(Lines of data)
▶
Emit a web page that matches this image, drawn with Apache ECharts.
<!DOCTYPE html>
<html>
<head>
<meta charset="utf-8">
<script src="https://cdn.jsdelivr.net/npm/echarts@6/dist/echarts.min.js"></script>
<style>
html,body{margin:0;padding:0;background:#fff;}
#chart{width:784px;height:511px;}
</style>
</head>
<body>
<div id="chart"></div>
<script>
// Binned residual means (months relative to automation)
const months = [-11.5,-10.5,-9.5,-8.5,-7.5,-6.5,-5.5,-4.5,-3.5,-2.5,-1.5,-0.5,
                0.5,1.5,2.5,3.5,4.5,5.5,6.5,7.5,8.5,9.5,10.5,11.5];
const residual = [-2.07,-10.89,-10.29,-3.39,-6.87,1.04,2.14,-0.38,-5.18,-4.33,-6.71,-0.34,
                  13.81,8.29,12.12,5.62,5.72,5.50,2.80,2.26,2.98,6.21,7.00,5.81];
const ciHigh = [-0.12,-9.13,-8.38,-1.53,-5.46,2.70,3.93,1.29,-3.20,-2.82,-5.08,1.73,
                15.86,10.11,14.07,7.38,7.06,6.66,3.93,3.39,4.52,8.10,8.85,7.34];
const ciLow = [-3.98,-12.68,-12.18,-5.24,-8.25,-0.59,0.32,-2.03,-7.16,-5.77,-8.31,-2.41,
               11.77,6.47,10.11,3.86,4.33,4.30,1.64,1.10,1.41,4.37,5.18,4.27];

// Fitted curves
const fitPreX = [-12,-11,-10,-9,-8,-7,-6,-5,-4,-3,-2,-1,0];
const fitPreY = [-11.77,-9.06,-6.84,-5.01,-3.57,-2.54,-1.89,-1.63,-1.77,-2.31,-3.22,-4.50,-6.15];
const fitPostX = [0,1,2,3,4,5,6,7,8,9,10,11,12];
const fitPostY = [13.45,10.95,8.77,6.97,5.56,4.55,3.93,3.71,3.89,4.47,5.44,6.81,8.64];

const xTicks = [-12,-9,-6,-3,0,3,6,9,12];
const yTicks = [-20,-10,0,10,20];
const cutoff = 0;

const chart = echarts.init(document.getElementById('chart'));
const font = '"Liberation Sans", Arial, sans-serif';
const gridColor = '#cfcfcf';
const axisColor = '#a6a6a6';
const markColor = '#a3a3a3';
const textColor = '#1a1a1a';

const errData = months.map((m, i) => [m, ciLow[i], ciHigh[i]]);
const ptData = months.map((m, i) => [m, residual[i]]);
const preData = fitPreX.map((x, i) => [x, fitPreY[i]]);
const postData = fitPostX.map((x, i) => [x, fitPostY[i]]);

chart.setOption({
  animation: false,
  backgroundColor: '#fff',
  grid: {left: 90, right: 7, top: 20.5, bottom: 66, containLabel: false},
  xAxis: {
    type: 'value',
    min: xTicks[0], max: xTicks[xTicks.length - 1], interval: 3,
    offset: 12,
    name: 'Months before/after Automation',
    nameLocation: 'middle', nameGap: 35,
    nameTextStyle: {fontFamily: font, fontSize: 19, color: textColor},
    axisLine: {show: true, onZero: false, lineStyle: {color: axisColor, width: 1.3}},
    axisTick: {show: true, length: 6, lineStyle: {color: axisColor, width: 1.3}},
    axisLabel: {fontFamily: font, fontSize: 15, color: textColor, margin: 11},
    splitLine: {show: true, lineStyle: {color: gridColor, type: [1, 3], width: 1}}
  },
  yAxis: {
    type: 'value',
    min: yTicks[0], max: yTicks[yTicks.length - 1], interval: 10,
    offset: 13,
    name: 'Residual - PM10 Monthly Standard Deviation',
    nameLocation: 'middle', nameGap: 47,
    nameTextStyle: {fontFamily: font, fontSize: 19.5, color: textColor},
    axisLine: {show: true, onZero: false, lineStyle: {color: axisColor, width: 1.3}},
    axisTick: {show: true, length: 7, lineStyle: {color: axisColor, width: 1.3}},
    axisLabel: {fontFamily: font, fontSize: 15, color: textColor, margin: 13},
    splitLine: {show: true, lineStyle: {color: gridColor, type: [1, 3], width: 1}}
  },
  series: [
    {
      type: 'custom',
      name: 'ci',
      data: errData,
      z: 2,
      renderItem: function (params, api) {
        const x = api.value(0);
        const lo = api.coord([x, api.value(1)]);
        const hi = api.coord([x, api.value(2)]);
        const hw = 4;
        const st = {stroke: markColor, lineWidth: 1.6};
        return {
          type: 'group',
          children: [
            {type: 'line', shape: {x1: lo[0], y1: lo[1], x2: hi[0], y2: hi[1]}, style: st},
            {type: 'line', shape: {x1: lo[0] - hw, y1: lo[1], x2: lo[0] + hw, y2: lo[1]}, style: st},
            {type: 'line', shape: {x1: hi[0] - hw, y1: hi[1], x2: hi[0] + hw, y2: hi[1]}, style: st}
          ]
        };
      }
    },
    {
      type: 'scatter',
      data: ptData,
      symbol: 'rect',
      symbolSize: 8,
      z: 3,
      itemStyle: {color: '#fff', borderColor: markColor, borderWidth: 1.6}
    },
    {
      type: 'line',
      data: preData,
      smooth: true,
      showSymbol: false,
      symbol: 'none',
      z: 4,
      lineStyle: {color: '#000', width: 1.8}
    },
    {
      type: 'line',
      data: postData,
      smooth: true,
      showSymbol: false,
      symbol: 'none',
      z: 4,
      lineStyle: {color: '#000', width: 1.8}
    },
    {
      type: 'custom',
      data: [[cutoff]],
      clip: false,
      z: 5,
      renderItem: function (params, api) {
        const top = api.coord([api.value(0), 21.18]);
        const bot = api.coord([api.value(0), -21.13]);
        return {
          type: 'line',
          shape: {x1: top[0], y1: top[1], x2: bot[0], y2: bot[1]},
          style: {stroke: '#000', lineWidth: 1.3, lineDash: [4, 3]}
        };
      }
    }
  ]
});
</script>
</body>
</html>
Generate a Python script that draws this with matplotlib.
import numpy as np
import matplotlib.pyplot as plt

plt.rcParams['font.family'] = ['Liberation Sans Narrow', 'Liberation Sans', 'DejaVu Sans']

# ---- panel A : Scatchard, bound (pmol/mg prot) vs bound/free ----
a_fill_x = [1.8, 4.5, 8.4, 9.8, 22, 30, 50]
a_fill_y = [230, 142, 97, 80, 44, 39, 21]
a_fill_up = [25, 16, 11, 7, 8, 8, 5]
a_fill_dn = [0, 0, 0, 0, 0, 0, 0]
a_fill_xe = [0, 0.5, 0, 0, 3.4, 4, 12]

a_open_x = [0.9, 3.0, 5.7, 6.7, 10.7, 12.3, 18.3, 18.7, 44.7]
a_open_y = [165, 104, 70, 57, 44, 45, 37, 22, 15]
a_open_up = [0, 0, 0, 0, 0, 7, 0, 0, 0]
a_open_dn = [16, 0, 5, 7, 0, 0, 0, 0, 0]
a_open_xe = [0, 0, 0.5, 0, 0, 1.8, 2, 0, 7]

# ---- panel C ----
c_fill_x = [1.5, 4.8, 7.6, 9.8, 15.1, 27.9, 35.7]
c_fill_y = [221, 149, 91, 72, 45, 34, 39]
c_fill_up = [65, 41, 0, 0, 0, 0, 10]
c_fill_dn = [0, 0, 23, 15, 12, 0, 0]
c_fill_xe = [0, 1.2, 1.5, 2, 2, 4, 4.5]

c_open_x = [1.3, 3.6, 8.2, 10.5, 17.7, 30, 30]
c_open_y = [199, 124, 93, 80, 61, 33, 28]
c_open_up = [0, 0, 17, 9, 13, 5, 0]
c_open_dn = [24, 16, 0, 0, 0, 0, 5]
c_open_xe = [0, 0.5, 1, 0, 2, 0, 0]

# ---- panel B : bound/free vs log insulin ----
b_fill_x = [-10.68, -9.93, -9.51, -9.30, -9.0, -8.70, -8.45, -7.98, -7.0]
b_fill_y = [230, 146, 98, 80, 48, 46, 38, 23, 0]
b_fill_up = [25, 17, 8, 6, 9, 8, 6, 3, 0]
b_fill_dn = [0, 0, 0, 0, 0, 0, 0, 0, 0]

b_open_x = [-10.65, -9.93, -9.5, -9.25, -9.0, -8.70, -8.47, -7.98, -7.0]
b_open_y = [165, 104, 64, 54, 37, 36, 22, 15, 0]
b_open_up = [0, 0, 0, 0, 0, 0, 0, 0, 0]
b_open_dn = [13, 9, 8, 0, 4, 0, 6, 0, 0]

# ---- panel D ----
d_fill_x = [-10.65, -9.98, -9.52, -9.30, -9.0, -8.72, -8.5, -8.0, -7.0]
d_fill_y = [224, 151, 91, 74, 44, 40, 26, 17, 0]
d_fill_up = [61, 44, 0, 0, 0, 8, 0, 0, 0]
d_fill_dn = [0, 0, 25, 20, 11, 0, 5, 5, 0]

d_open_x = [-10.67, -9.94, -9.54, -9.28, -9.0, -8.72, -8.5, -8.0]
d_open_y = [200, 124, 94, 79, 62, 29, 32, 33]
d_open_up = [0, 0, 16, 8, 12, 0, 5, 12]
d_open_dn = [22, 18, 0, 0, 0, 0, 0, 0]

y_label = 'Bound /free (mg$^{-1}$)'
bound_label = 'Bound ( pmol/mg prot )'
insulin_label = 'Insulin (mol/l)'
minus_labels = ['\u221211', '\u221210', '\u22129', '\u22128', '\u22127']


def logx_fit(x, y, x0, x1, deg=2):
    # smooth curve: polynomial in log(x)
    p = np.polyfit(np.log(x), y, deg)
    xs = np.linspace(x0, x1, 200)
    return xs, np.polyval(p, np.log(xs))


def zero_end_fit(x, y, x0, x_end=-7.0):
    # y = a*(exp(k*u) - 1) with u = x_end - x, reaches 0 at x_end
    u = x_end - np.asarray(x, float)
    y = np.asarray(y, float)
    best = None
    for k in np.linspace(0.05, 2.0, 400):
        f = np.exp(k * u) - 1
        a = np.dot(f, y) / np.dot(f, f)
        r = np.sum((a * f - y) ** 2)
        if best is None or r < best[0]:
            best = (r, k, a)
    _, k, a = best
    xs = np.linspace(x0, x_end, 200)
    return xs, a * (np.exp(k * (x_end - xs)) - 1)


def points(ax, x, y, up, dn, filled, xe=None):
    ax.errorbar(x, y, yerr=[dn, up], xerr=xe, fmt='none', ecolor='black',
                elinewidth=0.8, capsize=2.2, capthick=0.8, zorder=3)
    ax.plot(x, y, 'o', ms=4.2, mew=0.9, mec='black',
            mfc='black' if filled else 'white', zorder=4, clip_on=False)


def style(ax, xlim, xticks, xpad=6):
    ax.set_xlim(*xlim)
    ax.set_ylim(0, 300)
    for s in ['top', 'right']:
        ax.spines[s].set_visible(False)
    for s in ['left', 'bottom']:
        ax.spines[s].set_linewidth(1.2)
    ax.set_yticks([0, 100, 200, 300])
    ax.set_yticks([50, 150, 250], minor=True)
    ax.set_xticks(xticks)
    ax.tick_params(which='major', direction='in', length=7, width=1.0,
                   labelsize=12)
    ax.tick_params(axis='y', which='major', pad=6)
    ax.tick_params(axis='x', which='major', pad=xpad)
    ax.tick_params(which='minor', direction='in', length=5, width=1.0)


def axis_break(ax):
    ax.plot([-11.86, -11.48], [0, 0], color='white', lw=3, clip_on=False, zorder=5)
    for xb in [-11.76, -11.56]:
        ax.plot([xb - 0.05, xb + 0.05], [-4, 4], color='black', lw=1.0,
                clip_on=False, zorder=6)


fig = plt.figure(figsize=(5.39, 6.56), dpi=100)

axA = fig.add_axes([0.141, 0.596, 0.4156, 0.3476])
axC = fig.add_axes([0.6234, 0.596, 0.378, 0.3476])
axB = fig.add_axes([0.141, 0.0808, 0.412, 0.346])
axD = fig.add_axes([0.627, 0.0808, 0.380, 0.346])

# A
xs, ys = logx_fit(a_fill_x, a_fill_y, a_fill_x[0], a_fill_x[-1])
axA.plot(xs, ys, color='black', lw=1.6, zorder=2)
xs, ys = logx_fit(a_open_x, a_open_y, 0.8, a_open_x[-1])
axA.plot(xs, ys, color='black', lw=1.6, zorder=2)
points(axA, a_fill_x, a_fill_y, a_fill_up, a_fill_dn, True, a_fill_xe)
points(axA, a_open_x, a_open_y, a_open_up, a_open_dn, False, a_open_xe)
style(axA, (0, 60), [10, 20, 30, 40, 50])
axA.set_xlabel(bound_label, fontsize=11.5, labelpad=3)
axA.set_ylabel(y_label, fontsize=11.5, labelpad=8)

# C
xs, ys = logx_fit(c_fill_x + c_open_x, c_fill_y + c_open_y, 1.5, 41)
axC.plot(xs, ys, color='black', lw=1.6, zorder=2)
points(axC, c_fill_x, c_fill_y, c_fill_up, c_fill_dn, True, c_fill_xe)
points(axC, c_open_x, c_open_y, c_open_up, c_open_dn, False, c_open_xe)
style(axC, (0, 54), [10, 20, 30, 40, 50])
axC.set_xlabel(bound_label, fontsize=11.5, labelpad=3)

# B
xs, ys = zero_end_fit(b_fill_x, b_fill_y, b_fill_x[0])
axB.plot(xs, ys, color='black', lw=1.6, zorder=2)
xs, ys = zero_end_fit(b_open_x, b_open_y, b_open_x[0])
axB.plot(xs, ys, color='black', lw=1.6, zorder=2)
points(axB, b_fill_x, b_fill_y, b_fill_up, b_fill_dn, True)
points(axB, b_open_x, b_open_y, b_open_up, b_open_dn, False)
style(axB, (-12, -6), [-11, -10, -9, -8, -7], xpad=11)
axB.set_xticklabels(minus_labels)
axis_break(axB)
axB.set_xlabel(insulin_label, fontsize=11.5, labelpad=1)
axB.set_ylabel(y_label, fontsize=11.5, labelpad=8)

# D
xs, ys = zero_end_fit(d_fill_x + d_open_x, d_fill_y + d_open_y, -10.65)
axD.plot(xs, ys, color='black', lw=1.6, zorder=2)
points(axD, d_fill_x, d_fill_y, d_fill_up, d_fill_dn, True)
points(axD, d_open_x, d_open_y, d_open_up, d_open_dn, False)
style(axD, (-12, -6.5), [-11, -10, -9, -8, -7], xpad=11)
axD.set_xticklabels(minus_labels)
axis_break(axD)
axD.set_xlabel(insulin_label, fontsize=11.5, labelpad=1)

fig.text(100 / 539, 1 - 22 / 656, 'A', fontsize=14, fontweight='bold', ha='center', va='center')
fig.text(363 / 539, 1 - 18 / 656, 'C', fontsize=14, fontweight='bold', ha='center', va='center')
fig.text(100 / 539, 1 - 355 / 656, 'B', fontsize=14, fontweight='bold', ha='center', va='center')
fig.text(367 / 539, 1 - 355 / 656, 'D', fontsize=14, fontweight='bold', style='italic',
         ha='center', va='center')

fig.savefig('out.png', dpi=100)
◀
(TASK PROMPT) Search the entries for the word "matplotlib", then list each line that holds it.

(RESULT OF THIS EXERCISE)
Generate a Python script that draws this with matplotlib.
import matplotlib.pyplot as plt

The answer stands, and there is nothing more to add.